Data lines
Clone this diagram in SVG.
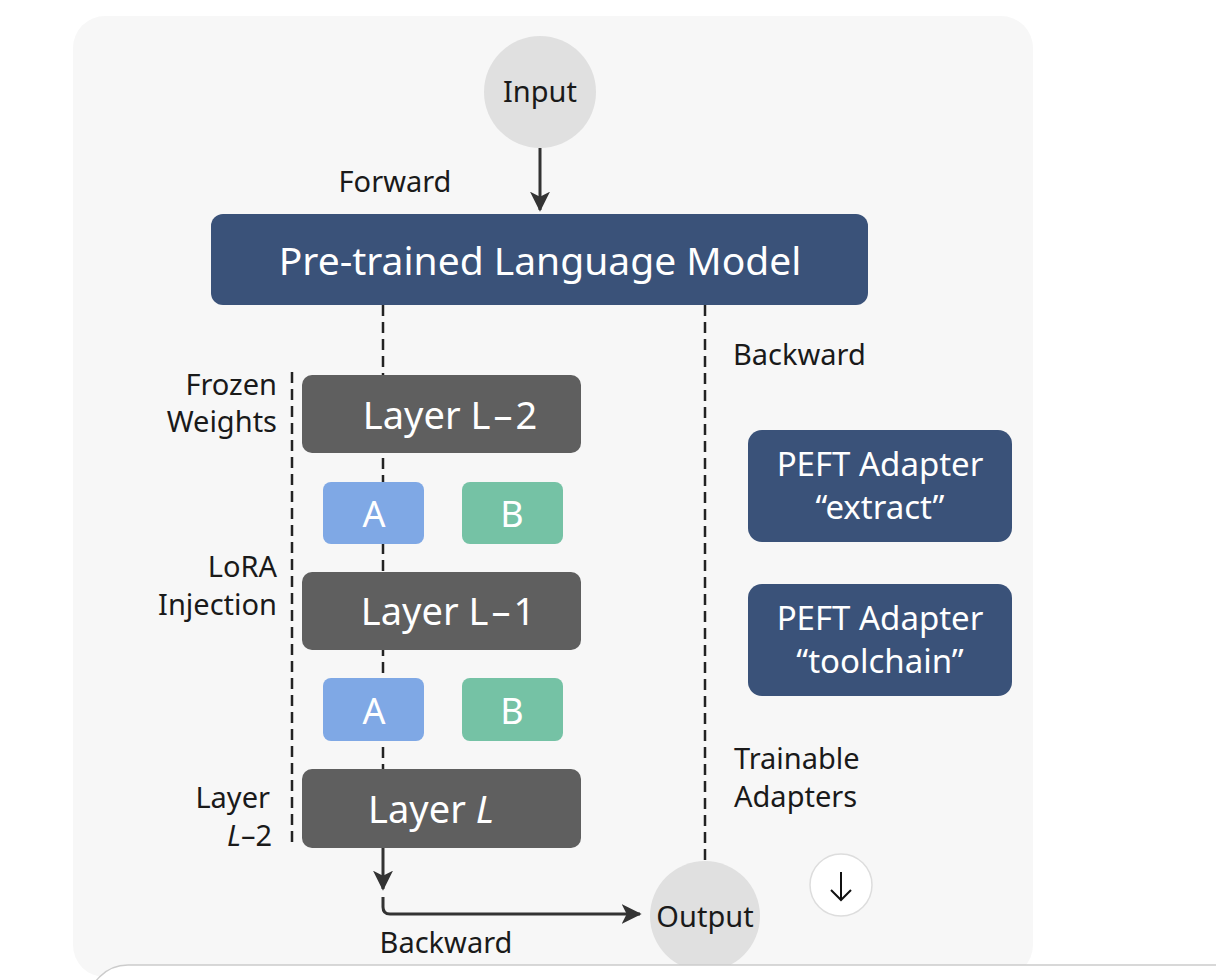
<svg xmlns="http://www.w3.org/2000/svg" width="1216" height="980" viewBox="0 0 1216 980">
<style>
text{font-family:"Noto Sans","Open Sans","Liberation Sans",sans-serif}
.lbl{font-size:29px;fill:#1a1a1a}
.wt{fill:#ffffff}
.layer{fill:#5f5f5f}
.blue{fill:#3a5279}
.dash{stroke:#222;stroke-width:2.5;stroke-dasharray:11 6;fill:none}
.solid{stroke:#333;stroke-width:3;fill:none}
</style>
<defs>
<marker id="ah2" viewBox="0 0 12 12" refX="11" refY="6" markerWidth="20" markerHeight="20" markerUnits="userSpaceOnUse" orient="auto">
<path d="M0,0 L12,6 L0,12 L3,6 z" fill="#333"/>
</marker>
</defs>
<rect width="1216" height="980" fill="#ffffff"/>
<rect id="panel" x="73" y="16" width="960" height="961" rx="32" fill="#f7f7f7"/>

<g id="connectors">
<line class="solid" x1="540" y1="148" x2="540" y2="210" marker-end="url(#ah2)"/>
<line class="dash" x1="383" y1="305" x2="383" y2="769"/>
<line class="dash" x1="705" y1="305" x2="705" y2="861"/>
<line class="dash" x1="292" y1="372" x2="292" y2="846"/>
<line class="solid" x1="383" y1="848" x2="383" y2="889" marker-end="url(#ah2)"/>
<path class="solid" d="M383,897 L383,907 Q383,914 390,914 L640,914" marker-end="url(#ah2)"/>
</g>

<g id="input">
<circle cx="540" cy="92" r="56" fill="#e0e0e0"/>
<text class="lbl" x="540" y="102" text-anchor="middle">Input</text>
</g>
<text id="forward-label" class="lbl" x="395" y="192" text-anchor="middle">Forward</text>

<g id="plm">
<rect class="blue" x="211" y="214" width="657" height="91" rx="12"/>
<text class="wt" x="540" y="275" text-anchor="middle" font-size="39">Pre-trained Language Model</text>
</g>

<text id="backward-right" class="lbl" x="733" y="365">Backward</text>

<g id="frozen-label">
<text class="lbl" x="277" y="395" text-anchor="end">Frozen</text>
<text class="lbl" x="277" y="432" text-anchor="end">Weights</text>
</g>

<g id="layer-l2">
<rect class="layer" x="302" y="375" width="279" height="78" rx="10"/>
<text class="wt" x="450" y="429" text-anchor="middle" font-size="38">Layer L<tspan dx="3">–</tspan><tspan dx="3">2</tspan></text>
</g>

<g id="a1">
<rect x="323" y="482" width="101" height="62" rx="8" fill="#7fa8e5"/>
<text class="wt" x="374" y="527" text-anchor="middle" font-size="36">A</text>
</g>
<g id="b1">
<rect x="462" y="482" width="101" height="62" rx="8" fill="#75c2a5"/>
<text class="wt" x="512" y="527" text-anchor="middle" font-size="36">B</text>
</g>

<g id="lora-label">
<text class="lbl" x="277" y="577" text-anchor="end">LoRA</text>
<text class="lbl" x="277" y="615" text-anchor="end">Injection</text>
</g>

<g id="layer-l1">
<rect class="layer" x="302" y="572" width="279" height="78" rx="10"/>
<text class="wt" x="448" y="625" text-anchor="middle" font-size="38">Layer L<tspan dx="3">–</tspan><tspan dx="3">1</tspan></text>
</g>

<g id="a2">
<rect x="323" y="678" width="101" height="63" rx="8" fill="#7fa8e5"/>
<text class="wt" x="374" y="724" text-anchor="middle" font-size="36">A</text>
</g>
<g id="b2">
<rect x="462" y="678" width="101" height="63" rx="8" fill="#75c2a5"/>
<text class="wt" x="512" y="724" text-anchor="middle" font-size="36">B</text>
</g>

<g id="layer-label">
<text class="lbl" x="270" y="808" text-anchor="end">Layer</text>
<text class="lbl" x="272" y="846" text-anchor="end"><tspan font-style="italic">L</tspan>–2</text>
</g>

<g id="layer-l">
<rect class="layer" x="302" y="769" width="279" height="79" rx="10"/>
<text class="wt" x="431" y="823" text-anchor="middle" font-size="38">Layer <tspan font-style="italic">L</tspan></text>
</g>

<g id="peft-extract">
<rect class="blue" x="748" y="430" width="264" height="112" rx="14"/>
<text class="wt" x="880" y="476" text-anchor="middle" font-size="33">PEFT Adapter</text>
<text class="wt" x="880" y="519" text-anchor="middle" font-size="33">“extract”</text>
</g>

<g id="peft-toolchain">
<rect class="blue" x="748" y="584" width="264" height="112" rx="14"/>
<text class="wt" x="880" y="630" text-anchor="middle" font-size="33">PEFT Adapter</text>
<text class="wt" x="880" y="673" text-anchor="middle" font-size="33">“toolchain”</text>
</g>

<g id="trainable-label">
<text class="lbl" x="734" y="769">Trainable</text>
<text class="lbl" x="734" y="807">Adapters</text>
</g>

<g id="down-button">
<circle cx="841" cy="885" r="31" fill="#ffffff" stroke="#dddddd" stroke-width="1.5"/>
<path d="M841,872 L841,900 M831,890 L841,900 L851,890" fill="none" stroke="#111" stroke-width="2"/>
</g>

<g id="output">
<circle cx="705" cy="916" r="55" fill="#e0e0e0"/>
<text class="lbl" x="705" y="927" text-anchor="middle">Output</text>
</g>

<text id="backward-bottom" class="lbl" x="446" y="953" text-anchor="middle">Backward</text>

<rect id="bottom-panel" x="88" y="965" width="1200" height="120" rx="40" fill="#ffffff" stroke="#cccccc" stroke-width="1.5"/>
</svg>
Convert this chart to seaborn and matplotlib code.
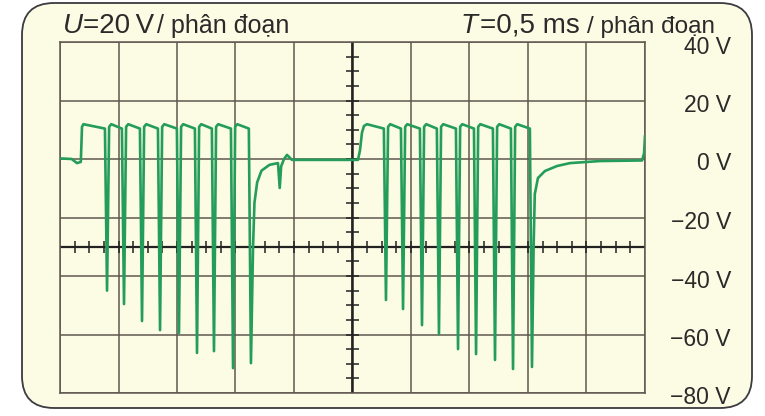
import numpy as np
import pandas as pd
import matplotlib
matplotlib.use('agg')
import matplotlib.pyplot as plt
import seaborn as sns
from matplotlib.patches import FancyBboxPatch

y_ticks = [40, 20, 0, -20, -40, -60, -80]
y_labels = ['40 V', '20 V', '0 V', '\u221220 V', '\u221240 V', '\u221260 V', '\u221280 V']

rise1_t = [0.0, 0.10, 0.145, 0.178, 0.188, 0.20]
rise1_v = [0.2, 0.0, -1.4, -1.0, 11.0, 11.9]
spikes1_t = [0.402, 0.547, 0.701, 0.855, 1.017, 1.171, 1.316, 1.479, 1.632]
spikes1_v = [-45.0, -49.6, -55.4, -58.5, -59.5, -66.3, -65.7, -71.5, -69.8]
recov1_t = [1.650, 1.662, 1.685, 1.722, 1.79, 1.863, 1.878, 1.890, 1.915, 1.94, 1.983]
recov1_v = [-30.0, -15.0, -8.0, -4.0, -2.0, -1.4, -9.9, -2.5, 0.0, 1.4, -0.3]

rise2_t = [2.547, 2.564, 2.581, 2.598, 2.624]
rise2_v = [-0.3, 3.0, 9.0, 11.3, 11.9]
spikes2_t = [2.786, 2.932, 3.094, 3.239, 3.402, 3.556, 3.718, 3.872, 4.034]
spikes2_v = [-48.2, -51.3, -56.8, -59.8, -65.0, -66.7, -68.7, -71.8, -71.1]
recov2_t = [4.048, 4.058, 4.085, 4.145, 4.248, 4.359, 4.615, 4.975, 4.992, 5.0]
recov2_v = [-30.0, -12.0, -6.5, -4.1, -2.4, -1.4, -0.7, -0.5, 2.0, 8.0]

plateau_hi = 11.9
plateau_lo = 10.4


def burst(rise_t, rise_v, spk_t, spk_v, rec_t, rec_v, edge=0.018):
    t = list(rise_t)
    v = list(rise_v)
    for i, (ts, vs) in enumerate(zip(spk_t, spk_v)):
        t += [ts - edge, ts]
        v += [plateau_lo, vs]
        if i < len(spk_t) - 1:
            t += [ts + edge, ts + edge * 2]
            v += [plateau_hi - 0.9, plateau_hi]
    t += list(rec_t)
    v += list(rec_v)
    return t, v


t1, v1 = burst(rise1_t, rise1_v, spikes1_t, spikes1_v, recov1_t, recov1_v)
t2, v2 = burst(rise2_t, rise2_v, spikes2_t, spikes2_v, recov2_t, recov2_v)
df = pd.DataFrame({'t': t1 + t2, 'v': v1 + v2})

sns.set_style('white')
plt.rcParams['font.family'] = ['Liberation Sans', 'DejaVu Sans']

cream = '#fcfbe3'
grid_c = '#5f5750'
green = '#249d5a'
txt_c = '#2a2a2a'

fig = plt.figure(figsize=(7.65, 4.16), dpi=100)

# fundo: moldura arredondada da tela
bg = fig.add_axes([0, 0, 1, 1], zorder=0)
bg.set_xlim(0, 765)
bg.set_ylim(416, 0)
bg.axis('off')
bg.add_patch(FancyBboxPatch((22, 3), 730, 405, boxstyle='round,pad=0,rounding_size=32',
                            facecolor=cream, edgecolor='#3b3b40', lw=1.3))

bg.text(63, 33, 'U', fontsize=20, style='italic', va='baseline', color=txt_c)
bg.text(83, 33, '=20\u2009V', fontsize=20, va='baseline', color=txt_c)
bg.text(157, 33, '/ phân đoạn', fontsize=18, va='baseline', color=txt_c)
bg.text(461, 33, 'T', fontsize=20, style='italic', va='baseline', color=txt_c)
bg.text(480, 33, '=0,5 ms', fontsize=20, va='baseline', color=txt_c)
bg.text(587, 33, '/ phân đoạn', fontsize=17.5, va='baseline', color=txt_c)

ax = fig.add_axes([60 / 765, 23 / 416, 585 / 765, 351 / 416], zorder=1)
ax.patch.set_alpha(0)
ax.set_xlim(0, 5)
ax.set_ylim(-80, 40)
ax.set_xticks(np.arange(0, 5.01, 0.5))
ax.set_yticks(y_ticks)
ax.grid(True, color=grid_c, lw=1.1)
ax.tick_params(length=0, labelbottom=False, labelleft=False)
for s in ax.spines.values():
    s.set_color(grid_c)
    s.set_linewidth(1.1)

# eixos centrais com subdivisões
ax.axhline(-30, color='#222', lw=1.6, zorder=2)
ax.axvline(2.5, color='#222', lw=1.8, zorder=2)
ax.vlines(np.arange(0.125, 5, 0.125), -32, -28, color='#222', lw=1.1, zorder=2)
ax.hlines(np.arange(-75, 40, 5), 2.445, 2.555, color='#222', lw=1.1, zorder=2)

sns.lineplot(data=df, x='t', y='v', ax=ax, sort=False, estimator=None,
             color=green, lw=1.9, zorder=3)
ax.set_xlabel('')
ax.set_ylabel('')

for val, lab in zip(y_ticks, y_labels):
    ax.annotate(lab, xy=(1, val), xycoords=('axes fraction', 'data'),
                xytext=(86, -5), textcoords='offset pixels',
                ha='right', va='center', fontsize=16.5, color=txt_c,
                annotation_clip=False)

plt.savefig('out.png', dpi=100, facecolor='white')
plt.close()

Requirements
Check each line of the data above for the string "matplotlib", then report how many lines have it, with no other words.

Solution to this problem
5